▸ **INSTRUCTION**
Pick out every line with the word "this" and copy it.

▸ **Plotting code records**
************
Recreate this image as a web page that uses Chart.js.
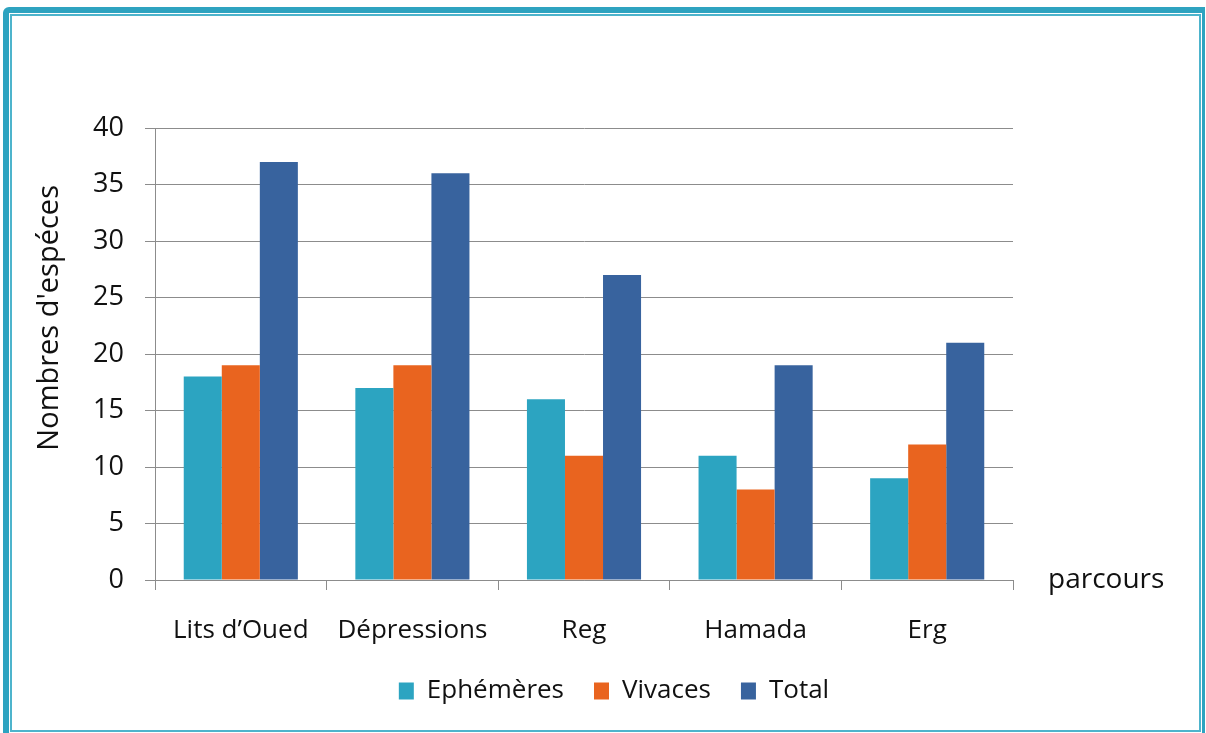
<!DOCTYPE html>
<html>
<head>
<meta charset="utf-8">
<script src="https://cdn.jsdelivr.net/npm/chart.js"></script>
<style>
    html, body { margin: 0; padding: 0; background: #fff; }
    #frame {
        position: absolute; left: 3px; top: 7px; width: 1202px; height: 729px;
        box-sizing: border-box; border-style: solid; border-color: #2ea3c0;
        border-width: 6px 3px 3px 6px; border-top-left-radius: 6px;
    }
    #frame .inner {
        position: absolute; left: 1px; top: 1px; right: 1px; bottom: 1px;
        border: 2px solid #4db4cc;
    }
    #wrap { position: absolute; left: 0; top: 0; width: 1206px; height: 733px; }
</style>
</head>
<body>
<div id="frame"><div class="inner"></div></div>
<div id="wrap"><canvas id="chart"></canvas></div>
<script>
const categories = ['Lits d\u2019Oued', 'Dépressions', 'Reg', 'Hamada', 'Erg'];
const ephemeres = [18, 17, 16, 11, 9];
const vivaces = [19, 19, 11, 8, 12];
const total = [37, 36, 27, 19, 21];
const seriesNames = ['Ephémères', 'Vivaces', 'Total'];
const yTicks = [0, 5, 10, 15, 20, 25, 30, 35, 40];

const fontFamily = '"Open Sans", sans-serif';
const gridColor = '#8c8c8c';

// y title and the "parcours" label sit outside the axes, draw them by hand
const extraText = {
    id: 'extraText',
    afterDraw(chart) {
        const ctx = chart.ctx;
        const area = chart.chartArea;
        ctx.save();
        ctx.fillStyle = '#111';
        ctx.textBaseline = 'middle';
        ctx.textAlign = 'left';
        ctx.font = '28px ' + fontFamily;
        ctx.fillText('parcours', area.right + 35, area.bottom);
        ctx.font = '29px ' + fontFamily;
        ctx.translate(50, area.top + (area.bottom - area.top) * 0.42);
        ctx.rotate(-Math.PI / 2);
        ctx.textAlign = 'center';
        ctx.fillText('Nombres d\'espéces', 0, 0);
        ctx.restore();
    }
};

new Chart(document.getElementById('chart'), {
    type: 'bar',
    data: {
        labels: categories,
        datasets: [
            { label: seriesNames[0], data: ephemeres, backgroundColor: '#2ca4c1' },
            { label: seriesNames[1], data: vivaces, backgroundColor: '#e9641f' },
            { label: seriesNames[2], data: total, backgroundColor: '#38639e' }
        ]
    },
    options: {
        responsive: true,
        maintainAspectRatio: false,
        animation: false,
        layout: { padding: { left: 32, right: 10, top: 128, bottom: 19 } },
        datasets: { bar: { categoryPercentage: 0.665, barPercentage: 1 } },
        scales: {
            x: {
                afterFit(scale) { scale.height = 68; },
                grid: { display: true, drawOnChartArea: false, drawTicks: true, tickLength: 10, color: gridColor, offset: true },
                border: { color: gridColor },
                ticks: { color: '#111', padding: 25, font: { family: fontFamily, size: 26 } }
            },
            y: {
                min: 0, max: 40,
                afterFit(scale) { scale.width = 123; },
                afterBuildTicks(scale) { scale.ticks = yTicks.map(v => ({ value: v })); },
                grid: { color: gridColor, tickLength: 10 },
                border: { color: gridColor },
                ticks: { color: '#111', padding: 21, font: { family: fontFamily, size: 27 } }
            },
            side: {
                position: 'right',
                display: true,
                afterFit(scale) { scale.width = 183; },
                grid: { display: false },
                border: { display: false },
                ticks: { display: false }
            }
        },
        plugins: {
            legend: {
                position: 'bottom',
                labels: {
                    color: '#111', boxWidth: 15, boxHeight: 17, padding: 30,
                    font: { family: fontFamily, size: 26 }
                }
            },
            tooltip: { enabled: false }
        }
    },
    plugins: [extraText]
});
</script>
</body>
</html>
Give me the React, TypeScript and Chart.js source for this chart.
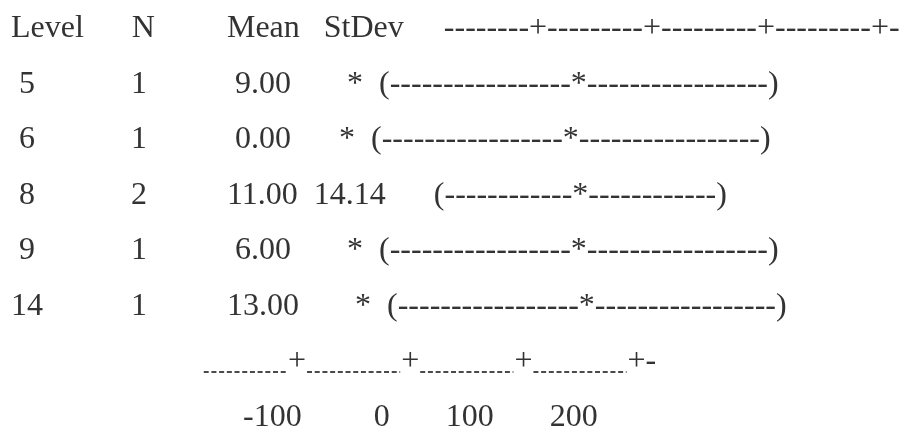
************
▸ **COMPLETED TASK**
Recreate this image as a web page that uses Chart.js.
Give me the React, TypeScript and Chart.js source for this chart.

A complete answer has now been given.